Gut hastalarının kilo verme konusunda dikkat etmeleri gereken husus kilo vermenin hızıdır. Oldukça düşük kalorili beslenme ile hızlı şekilde kilo verme gut atağı gelişme riskini artırabileceği için dikkatli olunmalıdır.
EGZERSİZ YAPMAK
Düzenli egzersiz yapmak gut hastalığının ataklarına önlemek adına yapılabilecek bir diğer uygulamadır ve ürik asit seviyesinin düşürülmesine katkı sağlayabilir.
YETERLİ SIVI TÜKETİMİ
Günlük yeterli sıvı tüketiminin sağlanması gut atağı gelişme riskini düşürücü etki gösterebilir. Sıvı alımı ile birlikte kan dolaşımındaki ekstra ürik asitin böbreklerden atılımı kolaylaşır ve idrar ile uzaklaştırılır. Sıvı tüketimi özellikle terleme ile vücut sıvısının bir kısmını kaybeden düzenli egzersiz yapan kişilerin ihmal etmemesi gereken bir konudur.

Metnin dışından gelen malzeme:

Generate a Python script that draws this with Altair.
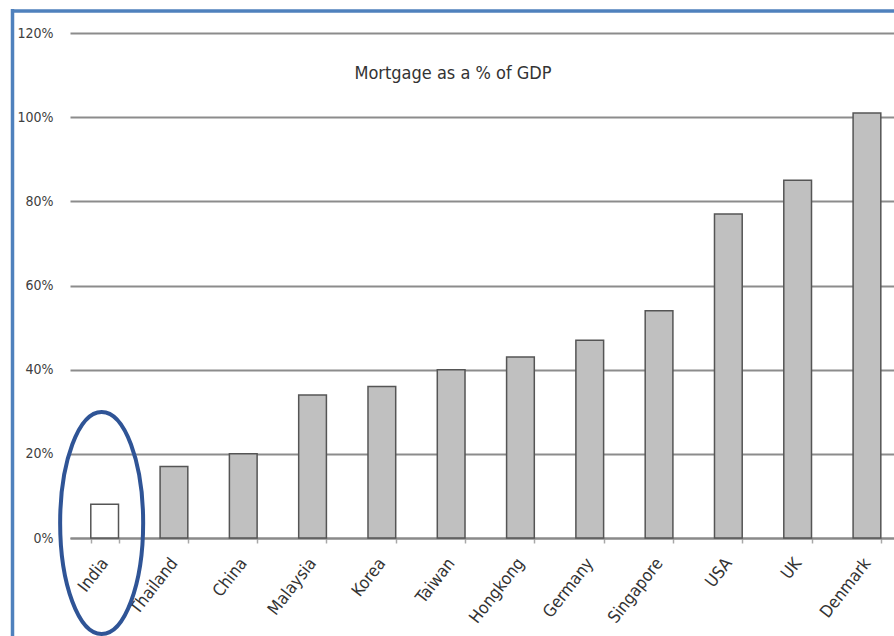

ALKOL TÜKETİMİNİ SINIRLAMAK
Alkol, gut hastalığı için bilinen bir tetikleyicidir. Bu durumun nedeni vücudun alkol tüketimi ile birlikte vücuttan fazla ürik asiti uzaklaştırmak yerine alkolün atılmasına öncelik vermesinden kaynaklanır. Böylelikle alkol tüketimi ile birlikte yüksek miktarda kalan ürik asitin birikmesi ve kristal formuna dönüşmesi kolaylaşır.
Diyet, egzersiz ve diğer yaşam tarzı değişiklikleri gut ve diğer ürik asit yüksekliğine bağlı oluşan sağlık durumlarında oldukça etkili uygulamalardır. Bazı kişilerde ise yaşam tarzı değişikliklerine ek olarak medikal tedavi uygulamaları gerekli olabilir. Hekimler tarafından reçetelendirilen ilaçlara harfiyen uyulması tedavinin önemli bir parçasıdır.
Bir eklem iltihabı türü olan gut hastalığının belirtilerini kendinizde veya çevrenizde fark etmeniz halinde sağlık kuruluşlarına başvurarak uygun tedavi ve yaşam tarzı değişiklikleri hakkında uzman hekimlerden yardım almanız önerilir.